#### Set problem:
Set the lines down again exactly, first line through the line that contains "const dCoarse = d3.range(50, 499, 4);", with no pictures.

#### Records provided:
<<<<
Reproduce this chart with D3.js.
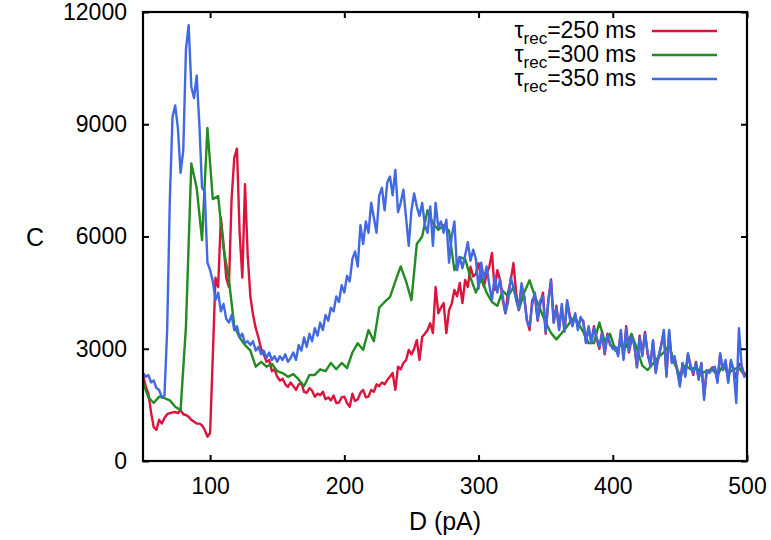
<!DOCTYPE html>
<html>
<head>
<meta charset="utf-8">
<script src="https://cdn.jsdelivr.net/npm/d3@7"></script>
<style>
  html, body { margin: 0; padding: 0; background: #fff; }
  svg { display: block; font-family: "Liberation Sans", Arial, Helvetica, sans-serif; }
</style>
</head>
<body>
<svg id="chart" width="771" height="540"></svg>
<script>
// ---- data ----
const xTicks = [100, 200, 300, 400, 500];
const yTicks = [0, 3000, 6000, 9000, 12000];
const seriesNames = ["250", "300", "350"];
const seriesColors = ["#dc143c", "#228b22", "#4169e1"];

// sample positions (pA)
const dFine = d3.range(50, 501, 2);     // red & blue sampling
const dCoarse = d3.range(50, 499, 4);   // green sampling

const red250 = [
2300,2000,1800,1300,900,830,1100,1000,1150,1250,1280,1300,1310,1280,1360,1250,1230,1180,1100,1050,
1000,1000,950,830,650,750,2800,4900,4650,6500,5800,4900,4650,7000,8100,8350,6100,4900,7400,5500,
4400,3900,3550,3300,3000,2850,2650,2700,2400,2450,2250,2150,2200,2050,1980,2100,2000,1900,2050,2080,
1850,1820,1950,1880,1720,1800,1760,1850,1650,1700,1620,1750,1550,1560,1700,1720,1550,1450,1800,1600,
1650,1820,1900,1700,1720,1900,1850,2050,2000,2100,2050,2170,2250,2350,1900,2520,2450,2620,2700,2970,
2850,3000,3230,2700,3320,3400,3500,3680,3420,4650,3950,4100,4220,3420,4030,4200,4570,4400,4760,4220,
4840,4650,5190,4930,5000,5290,4900,4660,5000,5190,5560,4570,5100,4840,4300,3950,4500,4840,5290,4500,
4030,4660,4400,3770,3500,4300,4400,3750,4200,4500,3400,4300,4850,3700,4150,3550,4100,3500,4250,3900,
3650,3900,3600,3800,3750,3200,3550,3200,3600,3250,3000,3450,2850,3400,3100,3050,3000,2850,3450,2750,
3600,2900,3250,3150,2500,3350,2850,3450,2850,2600,3200,2400,2750,3100,3450,2300,3450,2650,2750,2450,
2050,2600,2300,2850,2550,2300,2650,2200,2600,1750,2400,2400,2500,2500,2150,2850,2450,2650,2150,2650,
2450,2200,2600,2550,2300,2350
];

const green300 = [
2100,1700,1550,1720,1680,1620,1450,1360,3600,7950,7300,5900,8900,7000,7080,5700,4850,3600,3300,3100,
2950,2520,2650,2520,2600,2400,2350,2250,2320,2180,2000,2300,2300,2450,2400,2620,2450,2620,2480,2900,
3150,2970,3500,3200,4100,4250,4380,4800,5200,4800,4300,5800,6000,6700,6350,6180,6300,6150,5100,5450,
5400,4900,4500,4880,4500,4250,4150,4550,4400,4650,4050,4500,4830,4400,4050,3700,3420,3250,3420,3600,
3800,3700,3450,3150,3150,3700,3200,3400,2950,3100,3050,3400,3000,2550,2430,2600,2780,2900,3100,2600,
2300,2550,2450,2500,2350,2400,2450,2300,2550,2350,2450,2500,2300
];

const blue350 = [
2350,2250,2300,2100,2150,1950,1900,1700,1750,3500,7000,9200,9500,8900,7700,8300,11000,11650,10000,9700,
10300,9000,7300,7200,5300,5100,4800,4300,4500,4000,4200,3800,3700,3900,3500,3600,3300,3400,3150,3200,
3100,3200,2950,3050,2850,2950,2750,2900,2700,2800,2650,2800,2700,2850,2650,2750,2900,2700,3100,2950,
3300,3050,3400,3200,3550,3350,3700,3500,3900,3750,4100,4000,4400,4250,4700,4500,4950,4800,5400,5600,
5200,6300,5800,6400,6100,6900,6500,6100,7100,7300,6700,7450,7600,7100,7780,6650,6900,7250,6500,5750,
6700,7150,6800,6550,6900,6300,6100,6800,5750,6900,6250,6400,6100,6450,5300,6000,6400,5100,5450,5150,
5500,5850,5350,5650,5400,4600,5300,4850,5200,4700,4300,4950,4500,4850,4400,3950,4250,4900,4650,4300,
4050,4750,4400,3750,3600,4200,4500,3780,4300,4400,3450,4300,4800,3700,4100,3500,4200,3450,4300,3800,
3600,3950,3500,3850,3700,3150,3600,3150,3550,3300,3050,3400,2900,3350,3150,2990,3050,2800,3500,2700,
3550,2950,3300,3100,2520,3300,2800,3400,2900,2520,3230,2350,2800,3050,3500,2250,3500,2620,2800,2400,
1990,2620,2250,2880,2500,2350,2620,2170,2620,1630,2430,2350,2450,2520,2090,2880,2430,2700,2090,2700,
2430,1550,3550,2520,2250,2350
];

// ---- layout ----
const svg = d3.select("#chart");
const L = 143, R = 747, T = 12, B = 461;
const x = d3.scaleLinear().domain([50, 500]).range([L, R]);
const y = d3.scaleLinear().domain([0, 12000]).range([B, T]);

function pairs(ds, vs) {
  const n = Math.min(ds.length, vs.length);
  const out = [];
  for (let i = 0; i < n; i++) out.push([ds[i], vs[i]]);
  return out;
}
const series = [
  pairs(dFine, red250),
  pairs(dCoarse, green300),
  pairs(dFine, blue350)
];

const line = d3.line().x(d => x(d[0])).y(d => y(d[1]));
const plot = svg.append("g");
plot.append("clipPath").attr("id", "clip").append("rect")
  .attr("x", L).attr("y", T).attr("width", R - L).attr("height", B - T);
series.forEach((s, i) => {
  plot.append("path")
    .attr("d", line(s))
    .attr("fill", "none")
    .attr("stroke", seriesColors[i])
    .attr("stroke-width", 2.4)
    .attr("stroke-linejoin", "round")
    .attr("clip-path", "url(#clip)");
});

// axes (ticks inward, mirrored)
const fs = 23;
const fmt = d3.format("d");
const axB = d3.axisBottom(x).tickValues(xTicks).tickFormat(fmt).tickSizeInner(-6).tickSizeOuter(0).tickPadding(17);
const axT = d3.axisTop(x).tickValues(xTicks).tickSizeInner(-6).tickSizeOuter(0).tickFormat("");
const axLft = d3.axisLeft(y).tickValues(yTicks).tickFormat(fmt).tickSizeInner(-6).tickSizeOuter(0).tickPadding(16);
const axRgt = d3.axisRight(y).tickValues(yTicks).tickSizeInner(-6).tickSizeOuter(0).tickFormat("");

function style(g) {
  g.select(".domain").remove();
  g.selectAll(".tick line").attr("stroke", "#000").attr("stroke-width", 2);
  g.selectAll(".tick text").attr("fill", "#000").style("font-size", fs + "px")
    .style("font-family", "'Liberation Sans', Arial, sans-serif");
}
svg.append("g").attr("transform", `translate(0,${B})`).call(axB).call(style);
svg.append("g").attr("transform", `translate(0,${T})`).call(axT).call(style);
svg.append("g").attr("transform", `translate(${L},0)`).call(axLft).call(style);
svg.append("g").attr("transform", `translate(${R},0)`).call(axRgt).call(style);

// frame
svg.append("rect").attr("x", L).attr("y", T).attr("width", R - L).attr("height", B - T)
  .attr("fill", "none").attr("stroke", "#000").attr("stroke-width", 2.2);

// axis titles
svg.append("text").attr("x", (L + R) / 2).attr("y", 530).attr("text-anchor", "middle")
  .style("font-size", "25px").text("D (pA)");
svg.append("text").attr("x", 35).attr("y", 246).attr("text-anchor", "middle")
  .style("font-size", "25px").text("C");

// legend
const legY = [31, 55, 79];
seriesNames.forEach((nm, i) => {
  const t = svg.append("text").attr("x", 636).attr("y", legY[i] + 7)
    .attr("text-anchor", "end").style("font-size", "23px");
  t.append("tspan").text("\u03c4");
  t.append("tspan").attr("dy", 6).style("font-size", "17px").text("rec");
  t.append("tspan").attr("dy", -6).text("=" + nm + " ms");
  svg.append("line").attr("x1", 652).attr("x2", 717).attr("y1", legY[i]).attr("y2", legY[i])
    .attr("stroke", seriesColors[i]).attr("stroke-width", 2.4);
});
</script>
</body>
</html>
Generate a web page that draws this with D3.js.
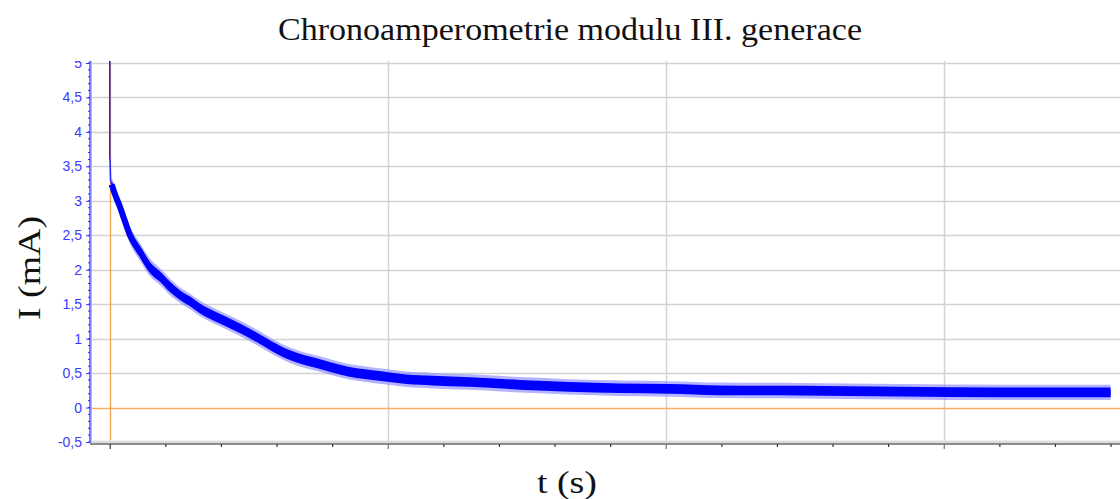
<!DOCTYPE html>
<html>
<head>
<meta charset="utf-8">
<script src="https://cdn.jsdelivr.net/npm/d3@7"></script>
<style>
  body { margin: 0; background: #fff; }
  svg { display: block; }
</style>
</head>
<body>
<div id="chart"></div>
<script>
// time in seconds, current in mA
var times   = [7, 20, 37, 55, 73, 109, 145, 181, 217, 253, 289, 324, 396, 468, 528, 587, 648, 708, 766, 828, 888, 946, 1007, 1067, 1162, 1295, 1475, 1654, 1834, 2014, 2193, 2481, 2840, 3199, 3600];
var current = [3.24, 3.08, 2.91, 2.70, 2.50, 2.26, 2.03, 1.90, 1.75, 1.63, 1.54, 1.44, 1.29, 1.15, 1.02, 0.88, 0.76, 0.68, 0.62, 0.55, 0.50, 0.47, 0.44, 0.41, 0.39, 0.37, 0.33, 0.30, 0.28, 0.27, 0.25, 0.245, 0.23, 0.22, 0.22];
// half width of the noise band, mA
var noiseHalf = [0.06, 0.07, 0.08, 0.08, 0.08, 0.08, 0.08, 0.075, 0.075, 0.07, 0.07, 0.07, 0.07, 0.07, 0.07, 0.07, 0.07, 0.07, 0.07, 0.07, 0.07, 0.07, 0.07, 0.07, 0.07, 0.07, 0.07, 0.07, 0.07, 0.07, 0.07, 0.07, 0.07, 0.07, 0.07];

// start-up spike at t = 0
var spikeTimes = [0, 0, 1, 3, 7];
var spikeValues = [5.4, 3.65, 3.6, 3.3, 3.24];

var yTicks = [-0.5, 0, 0.5, 1, 1.5, 2, 2.5, 3, 3.5, 4, 4.5, 5];
var xMajor = [0, 1000, 2000, 3000];

var title = "Chronoamperometrie modulu III. generace";
var xTitle = "t (s)";
var yTitle = "I (mA)";

var W = 1120, H = 499;
var svg = d3.select("#chart").append("svg")
    .attr("width", W)
    .attr("height", H);

var x = d3.scaleLinear().domain([-71, 3634]).range([90, 1120]);
var y = d3.scaleLinear().domain([-0.5, 5]).range([442, 63]);

svg.append("clipPath").attr("id", "clipAll")
  .append("rect").attr("x", 0).attr("y", 61).attr("width", W).attr("height", 400);
svg.append("clipPath").attr("id", "clipPlot")
  .append("rect").attr("x", 90).attr("y", 61).attr("width", W - 90).attr("height", 381);

var chart = svg.append("g").attr("clip-path", "url(#clipAll)");

// horizontal grid
chart.selectAll(".hgrid")
    .data(yTicks.filter(function(d) { return d !== 0; }))
    .enter().append("line")
    .attr("x1", 90).attr("x2", W)
    .attr("y1", function(d) { return Math.round(y(d)) + 0.5; })
    .attr("y2", function(d) { return Math.round(y(d)) + 0.5; })
    .attr("stroke", "#d2d2d2")
    .attr("stroke-width", 1.5);

// vertical grid
chart.selectAll(".vgrid")
    .data(xMajor.filter(function(d) { return d !== 0; }))
    .enter().append("line")
    .attr("x1", function(d) { return Math.round(x(d)) + 0.5; })
    .attr("x2", function(d) { return Math.round(x(d)) + 0.5; })
    .attr("y1", 61).attr("y2", 443)
    .attr("stroke", "#d2d2d2")
    .attr("stroke-width", 1.5);

// zero lines
chart.append("line")
    .attr("x1", 90).attr("x2", W)
    .attr("y1", Math.round(y(0)) + 0.5).attr("y2", Math.round(y(0)) + 0.5)
    .attr("stroke", "#f8ad62").attr("stroke-width", 1.3);
chart.append("line")
    .attr("x1", Math.round(x(0)) + 0.5).attr("x2", Math.round(x(0)) + 0.5)
    .attr("y1", 61).attr("y2", 443)
    .attr("stroke", "#f5a04c").attr("stroke-width", 1.3);

// bottom axis
chart.append("line")
    .attr("x1", 90).attr("x2", W).attr("y1", 441.5).attr("y2", 441.5)
    .attr("stroke", "#e0e0e0").attr("stroke-width", 2);
svg.append("line")
    .attr("x1", 90).attr("x2", W).attr("y1", 444).attr("y2", 444)
    .attr("stroke", "#8c8c8c").attr("stroke-width", 2);

var xAxis = d3.axisBottom(x)
    .tickValues(d3.range(0, 3601, 200))
    .tickSize(3)
    .tickFormat("");
var gx = svg.append("g")
    .attr("transform", "translate(0,444)")
    .call(xAxis);
gx.select(".domain").remove();
gx.selectAll(".tick line")
    .attr("stroke", function(d) { return d % 1000 === 0 && d > 0 ? "#777" : "#333"; })
    .attr("y2", function(d) { return d % 1000 === 0 ? 5 : 3; })
    .attr("stroke-width", 1.2);

// data band (noisy trace)
var plot = chart.append("g").attr("clip-path", "url(#clipPlot)");
var rows = times.map(function(t, i) { return {t: t, v: current[i], h: noiseHalf[i]}; });

var fringe = d3.area()
    .x(function(d) { return x(d.t); })
    .y0(function(d) { return y(d.v - d.h * 1.6); })
    .y1(function(d) { return y(d.v + d.h * 1.6); })
    .curve(d3.curveMonotoneX);
var core = d3.area()
    .x(function(d) { return x(d.t); })
    .y0(function(d) { return y(d.v - d.h); })
    .y1(function(d) { return y(d.v + d.h); })
    .curve(d3.curveMonotoneX);

plot.append("path").datum(rows)
    .attr("d", fringe)
    .attr("fill", "#8080ff")
    .attr("opacity", 0.6);
plot.append("path").datum(rows)
    .attr("d", core)
    .attr("fill", "#0000ff");
// centre line keeps the steep start thick
plot.append("path").datum(rows)
    .attr("d", d3.line().x(function(d) { return x(d.t); }).y(function(d) { return y(d.v); }).curve(d3.curveMonotoneX))
    .attr("fill", "none")
    .attr("stroke", "#0000ff")
    .attr("stroke-width", 6);

var spike = spikeTimes.map(function(t, i) { return [t, spikeValues[i]]; });
plot.append("path").datum(spike)
    .attr("d", d3.line().x(function(d) { return x(d[0]); }).y(function(d) { return y(d[1]); }))
    .attr("fill", "none")
    .attr("stroke", "#2020ff")
    .attr("stroke-width", 1.5);

// left axis
var yMinor = d3.range(-5, 51).map(function(d) { return d / 10; });
chart.append("line")
    .attr("x1", 90.5).attr("x2", 90.5).attr("y1", 61).attr("y2", 443)
    .attr("stroke", "#b8b8ff").attr("stroke-width", 3);
chart.append("line")
    .attr("x1", 90).attr("x2", 90).attr("y1", 61).attr("y2", 443)
    .attr("stroke", "#4040ff").attr("stroke-width", 1);
chart.selectAll(".yminor")
    .data(yMinor)
    .enter().append("line")
    .attr("x1", 88).attr("x2", 90)
    .attr("y1", function(d) { return y(d); })
    .attr("y2", function(d) { return y(d); })
    .attr("stroke", "#3030ff").attr("stroke-width", 1);

var yAxis = d3.axisLeft(y)
    .tickValues(yTicks)
    .tickSize(4)
    .tickPadding(4)
    .tickFormat(function(d) { return String(d).replace(".", ","); });
var gy = chart.append("g")
    .attr("transform", "translate(90,0)")
    .call(yAxis);
gy.select(".domain").remove();
gy.selectAll(".tick line").attr("stroke", "#3030ff");
gy.selectAll(".tick text")
    .attr("fill", "#3a3aff")
    .style("font-family", "'Liberation Sans', Arial, sans-serif")
    .style("font-size", "14px");

// titles
svg.append("text")
    .attr("x", 570).attr("y", 40)
    .attr("text-anchor", "middle")
    .attr("textLength", 584)
    .attr("lengthAdjust", "spacingAndGlyphs")
    .style("font-family", "'Liberation Serif', 'DejaVu Serif', serif")
    .style("font-size", "31px")
    .attr("fill", "#111")
    .text(title);

svg.append("text")
    .attr("transform", "translate(40,268) rotate(-90)")
    .attr("text-anchor", "middle")
    .attr("textLength", 104)
    .attr("lengthAdjust", "spacingAndGlyphs")
    .style("font-family", "'Liberation Serif', serif")
    .style("font-size", "31px")
    .attr("fill", "#111")
    .text(yTitle);

svg.append("text")
    .attr("x", 567).attr("y", 493)
    .attr("text-anchor", "middle")
    .attr("textLength", 60)
    .attr("lengthAdjust", "spacingAndGlyphs")
    .style("font-family", "'Liberation Serif', serif")
    .style("font-size", "31px")
    .attr("fill", "#111")
    .text(xTitle);
</script>
</body>
</html>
>>>>
#### Result:
Reproduce this chart with D3.js.
<!DOCTYPE html>
<html>
<head>
<meta charset="utf-8">
<script src="https://cdn.jsdelivr.net/npm/d3@7"></script>
<style>
  html, body { margin: 0; padding: 0; background: #fff; }
  svg { display: block; font-family: "Liberation Sans", Arial, Helvetica, sans-serif; }
</style>
</head>
<body>
<svg id="chart" width="771" height="540"></svg>
<script>
// ---- data ----
const xTicks = [100, 200, 300, 400, 500];
const yTicks = [0, 3000, 6000, 9000, 12000];
const seriesNames = ["250", "300", "350"];
const seriesColors = ["#dc143c", "#228b22", "#4169e1"];

// sample positions (pA)
const dFine = d3.range(50, 501, 2);     // red & blue sampling
const dCoarse = d3.range(50, 499, 4);   // green sampling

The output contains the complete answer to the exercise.